* Start *
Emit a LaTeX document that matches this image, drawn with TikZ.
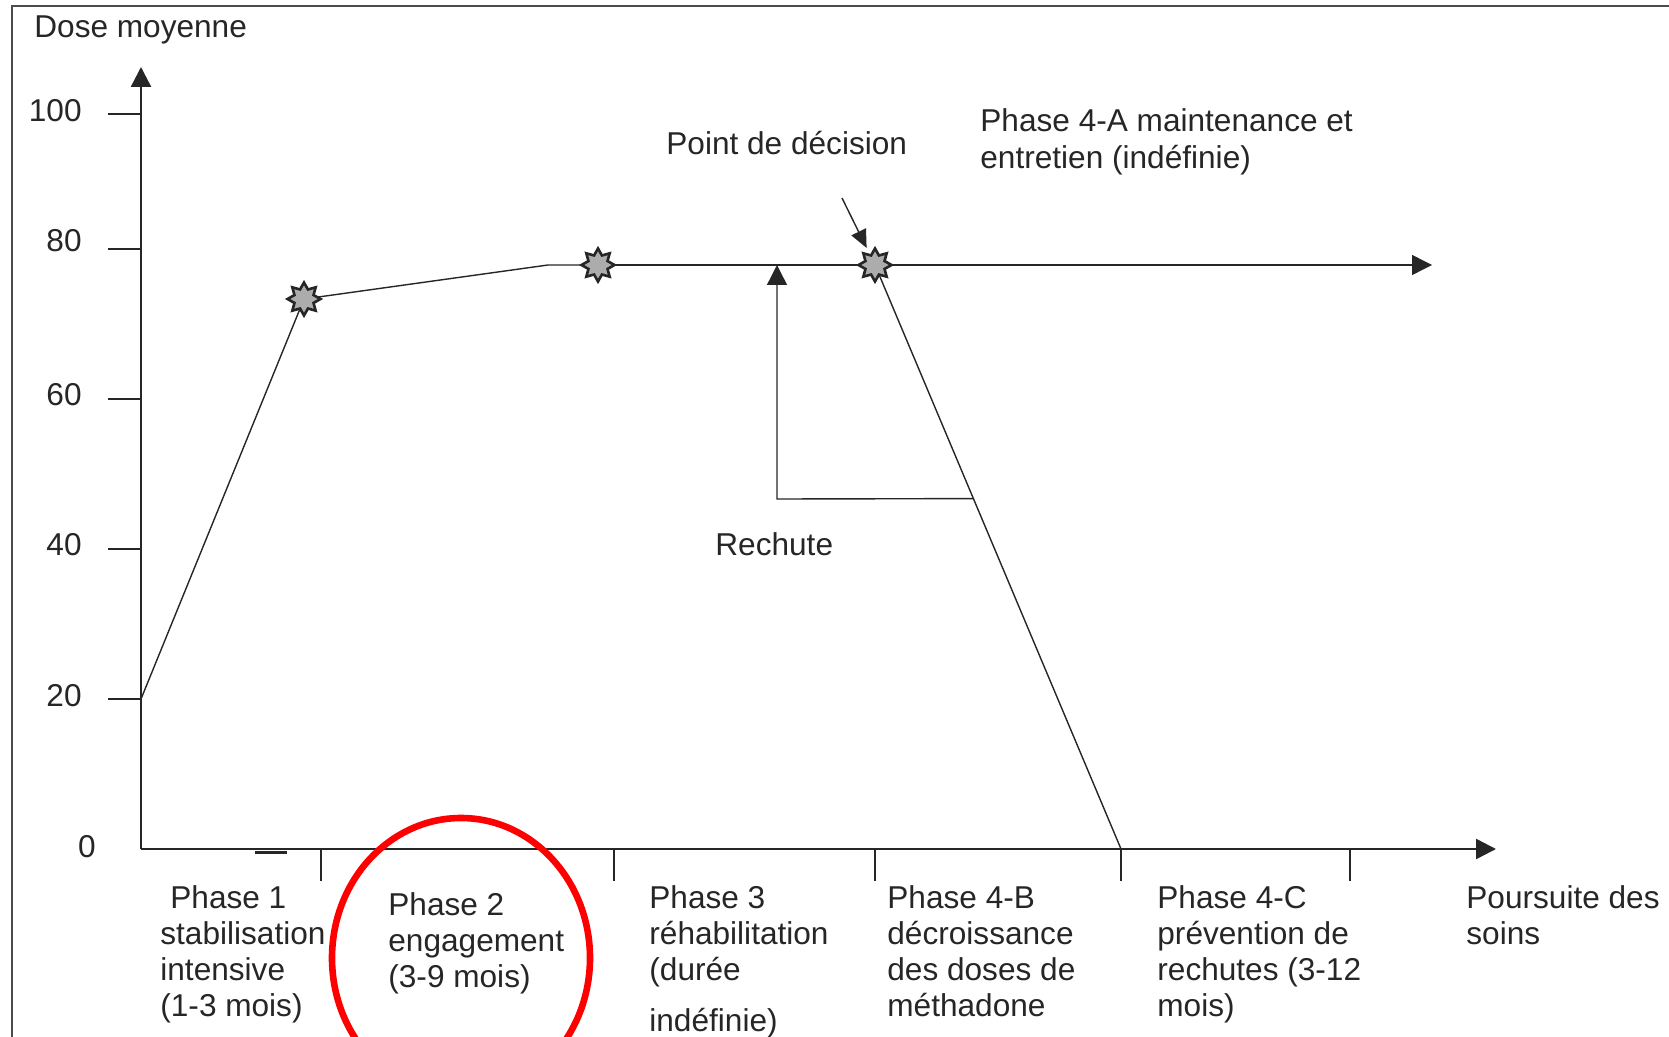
\documentclass[tikz,border=0pt]{standalone}
\usepackage{fontspec}
\setmainfont{Liberation Sans}
\usetikzlibrary{arrows.meta,shapes.geometric,calc}
\def\tip{-{Triangle[length=10pt,width=10pt]}}

\begin{document}
\begin{tikzpicture}[x=0.5pt,y=-0.5pt,
  every node/.style={inner sep=0pt,text=black!85,font=\fontsize{15.8}{18.1}\selectfont},
  axe/.style={line width=1.2pt,black!85},
  courbe/.style={line width=0.7pt,black!85},
  graduation/.style={line width=0.8pt,black!85},
  etoile/.style={star,star points=8,star point ratio=1.6,minimum size=16.5pt,fill=gray!65,draw=black!85,line width=1.3pt},
  phase/.style={anchor=north west,align=left}
]
\useasboundingbox (0,0) rectangle (1669,1037);
\draw[line width=1pt,black!70] (12,1037) -- (12,6) -- (1669,6);

% axes
\coordinate (o) at (141,849);
\coordinate (ytop) at (141,67);
\coordinate (xend) at (1496,849);
\draw[axe,\tip] (o) -- (ytop);
\draw[axe,\tip] (o) -- (xend);
\draw[line width=1.5pt,black!85] (255,852) -- (287,852);
\node[anchor=west] (titre) at (34,30) {Dose moyenne};

% graduations
\foreach \y/\v in {114/100,249/80,399/60,549/40,699/20}
  \draw[graduation] (108,\y) -- (141,\y);
\foreach \y/\v in {111/100,241/80,395/60,545/40,696/20}
  \node[anchor=east] (g\v) at (82,\y) {\v};
\node (g0) at (87,847) {0};
\foreach \x in {321,614,875,1121,1350}
  \draw[graduation] (\x,849) -- (\x,881);

% courbe
\coordinate (c0) at (141,699);
\coordinate (c1) at (548,265);
\coordinate (fin) at (1432,265);
\coordinate (p4c) at (1121,849);
\coordinate (s1) at (304,299);
\coordinate (s2) at (598,265);
\coordinate (s3) at (875,265);
\draw[courbe] (c0) -- (s1) -- (c1) -- (s2);
\draw[courbe,\tip] (s2) -- (fin);
\draw[courbe] (s3) -- (p4c);
\foreach \s in {s1,s2,s3}
  \node[etoile] (e\s) at (\s) {};

% rechute
\coordinate (rr) at ($(s3)!0.4!(p4c)$);
\coordinate (rtop) at (777,265);
\draw[courbe,\tip] (rr) -- (777,499) -- (rtop);
\node[anchor=west] (rechute) at (715,544) {Rechute};

% decision
\coordinate (dec) at (842,198);
\draw[courbe,-{Triangle[length=9pt,width=8pt]},shorten >=9.5pt] (dec) -- (s3);
\node[anchor=west] (decision) at (666,143) {Point de décision};
\node[anchor=north west,align=left,font=\fontsize{15.8}{18.5}\selectfont] (p4a) at (980,108)
  {Phase 4-A maintenance et\\entretien (indéfinie)};

% phases
\node[phase] (ph1) at (160,885) {\hspace{5pt}Phase 1\\stabilisation\\intensive\\(1-3 mois)};
\node[phase] (ph2) at (388,892) {Phase 2\\engagement\\(3-9 mois)};
\node[phase] (ph3) at (649,885) {Phase 3\\réhabilitation\\(durée\\[7.5pt]indéfinie)};
\node[phase] (ph4b) at (887,885) {Phase 4-B\\décroissance\\des doses de\\méthadone};
\node[phase] (ph4c) at (1157,885) {Phase 4-C\\prévention de\\rechutes (3-12\\mois)};
\node[phase] (suite) at (1466,885) {Poursuite des\\soins};

% cercle
\draw[red,line width=3.3pt] (461,958) ellipse [x radius=129,y radius=140];
\end{tikzpicture}
\end{document}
* End *
WHAT YOU ARE ASKED TO DO:
Leave out the pictures, then repeat the listing above exactly from its first line to the line with "(\x,849) -- (\x,881);", inclusive.

RESPONSE TO THIS EXERCISE:
Emit a LaTeX document that matches this image, drawn with TikZ.
\documentclass[tikz,border=0pt]{standalone}
\usepackage{fontspec}
\setmainfont{Liberation Sans}
\usetikzlibrary{arrows.meta,shapes.geometric,calc}
\def\tip{-{Triangle[length=10pt,width=10pt]}}

\begin{document}
\begin{tikzpicture}[x=0.5pt,y=-0.5pt,
  every node/.style={inner sep=0pt,text=black!85,font=\fontsize{15.8}{18.1}\selectfont},
  axe/.style={line width=1.2pt,black!85},
  courbe/.style={line width=0.7pt,black!85},
  graduation/.style={line width=0.8pt,black!85},
  etoile/.style={star,star points=8,star point ratio=1.6,minimum size=16.5pt,fill=gray!65,draw=black!85,line width=1.3pt},
  phase/.style={anchor=north west,align=left}
]
\useasboundingbox (0,0) rectangle (1669,1037);
\draw[line width=1pt,black!70] (12,1037) -- (12,6) -- (1669,6);

% axes
\coordinate (o) at (141,849);
\coordinate (ytop) at (141,67);
\coordinate (xend) at (1496,849);
\draw[axe,\tip] (o) -- (ytop);
\draw[axe,\tip] (o) -- (xend);
\draw[line width=1.5pt,black!85] (255,852) -- (287,852);
\node[anchor=west] (titre) at (34,30) {Dose moyenne};

% graduations
\foreach \y/\v in {114/100,249/80,399/60,549/40,699/20}
  \draw[graduation] (108,\y) -- (141,\y);
\foreach \y/\v in {111/100,241/80,395/60,545/40,696/20}
  \node[anchor=east] (g\v) at (82,\y) {\v};
\node (g0) at (87,847) {0};
\foreach \x in {321,614,875,1121,1350}
  \draw[graduation] (\x,849) -- (\x,881);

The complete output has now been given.